--- Start ---

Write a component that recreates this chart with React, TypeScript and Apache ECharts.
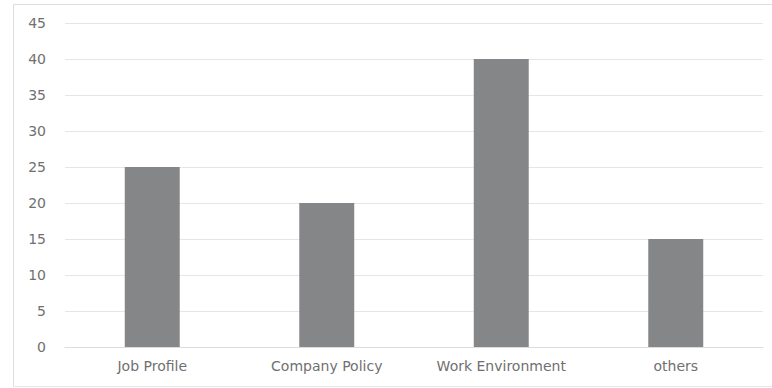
import React, { useEffect, useRef } from "react";
import * as echarts from "echarts";

const categories = ["Job Profile", "Company Policy", "Work Environment", "others"];
const values = [25, 20, 40, 15];

export default function App() {
  const ref = useRef<HTMLDivElement>(null);
  useEffect(() => {
    const chart = echarts.init(ref.current!, null, { renderer: "svg" });
    chart.setOption({
      animation: false,
      backgroundColor: "#ffffff",
      grid: { left: 65, right: 9, top: 23, bottom: 41, containLabel: false },
      xAxis: {
        type: "category",
        data: categories,
        axisLine: { show: true, lineStyle: { color: "#dcdcdc", width: 1 } },
        axisTick: { show: false },
        axisLabel: { color: "#707070", fontSize: 14, fontFamily: "DejaVu Sans", margin: 12 },
      },
      yAxis: {
        type: "value",
        min: 0,
        max: 45,
        interval: 5,
        axisLine: { show: false },
        axisTick: { show: false },
        splitLine: { lineStyle: { color: "#e6e6e6", width: 1 } },
        axisLabel: { color: "#707070", fontSize: 14, fontFamily: "DejaVu Sans", margin: 19 },
      },
      series: [
        {
          type: "bar",
          data: values,
          barWidth: "31.5%",
          itemStyle: { color: "#858688" },
        },
      ],
      graphic: [
        { type: "line", shape: { x1: 13.5, y1: 4.5, x2: 13.5, y2: 386.5 }, style: { stroke: "#dedede", lineWidth: 1 } },
        { type: "line", shape: { x1: 13.5, y1: 4.5, x2: 772, y2: 4.5 }, style: { stroke: "#dedede", lineWidth: 1 } },
        { type: "line", shape: { x1: 13.5, y1: 386.5, x2: 772, y2: 386.5 }, style: { stroke: "#e6e6e6", lineWidth: 1 } },
      ],
    });
    return () => chart.dispose();
  }, []);
  return (
    <div
      ref={ref}
      style={{ position: "fixed", left: 0, top: 0, width: 772, height: 388 }}
    />
  );
}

--- End ---

*EXERCISE DIRECTIONS*
Extract every line of the data exactly; pictures stay out.

*ANSWER TO THIS EXERCISE*
Write a component that recreates this chart with React, TypeScript and Apache ECharts.
import React, { useEffect, useRef } from "react";
import * as echarts from "echarts";

const categories = ["Job Profile", "Company Policy", "Work Environment", "others"];
const values = [25, 20, 40, 15];

export default function App() {
  const ref = useRef<HTMLDivElement>(null);
  useEffect(() => {
    const chart = echarts.init(ref.current!, null, { renderer: "svg" });
    chart.setOption({
      animation: false,
      backgroundColor: "#ffffff",
      grid: { left: 65, right: 9, top: 23, bottom: 41, containLabel: false },
      xAxis: {
        type: "category",
        data: categories,
        axisLine: { show: true, lineStyle: { color: "#dcdcdc", width: 1 } },
        axisTick: { show: false },
        axisLabel: { color: "#707070", fontSize: 14, fontFamily: "DejaVu Sans", margin: 12 },
      },
      yAxis: {
        type: "value",
        min: 0,
        max: 45,
        interval: 5,
        axisLine: { show: false },
        axisTick: { show: false },
        splitLine: { lineStyle: { color: "#e6e6e6", width: 1 } },
        axisLabel: { color: "#707070", fontSize: 14, fontFamily: "DejaVu Sans", margin: 19 },
      },
      series: [
        {
          type: "bar",
          data: values,
          barWidth: "31.5%",
          itemStyle: { color: "#858688" },
        },
      ],
      graphic: [
        { type: "line", shape: { x1: 13.5, y1: 4.5, x2: 13.5, y2: 386.5 }, style: { stroke: "#dedede", lineWidth: 1 } },
        { type: "line", shape: { x1: 13.5, y1: 4.5, x2: 772, y2: 4.5 }, style: { stroke: "#dedede", lineWidth: 1 } },
        { type: "line", shape: { x1: 13.5, y1: 386.5, x2: 772, y2: 386.5 }, style: { stroke: "#e6e6e6", lineWidth: 1 } },
      ],
    });
    return () => chart.dispose();
  }, []);
  return (
    <div
      ref={ref}
      style={{ position: "fixed", left: 0, top: 0, width: 772, height: 388 }}
    />
  );
}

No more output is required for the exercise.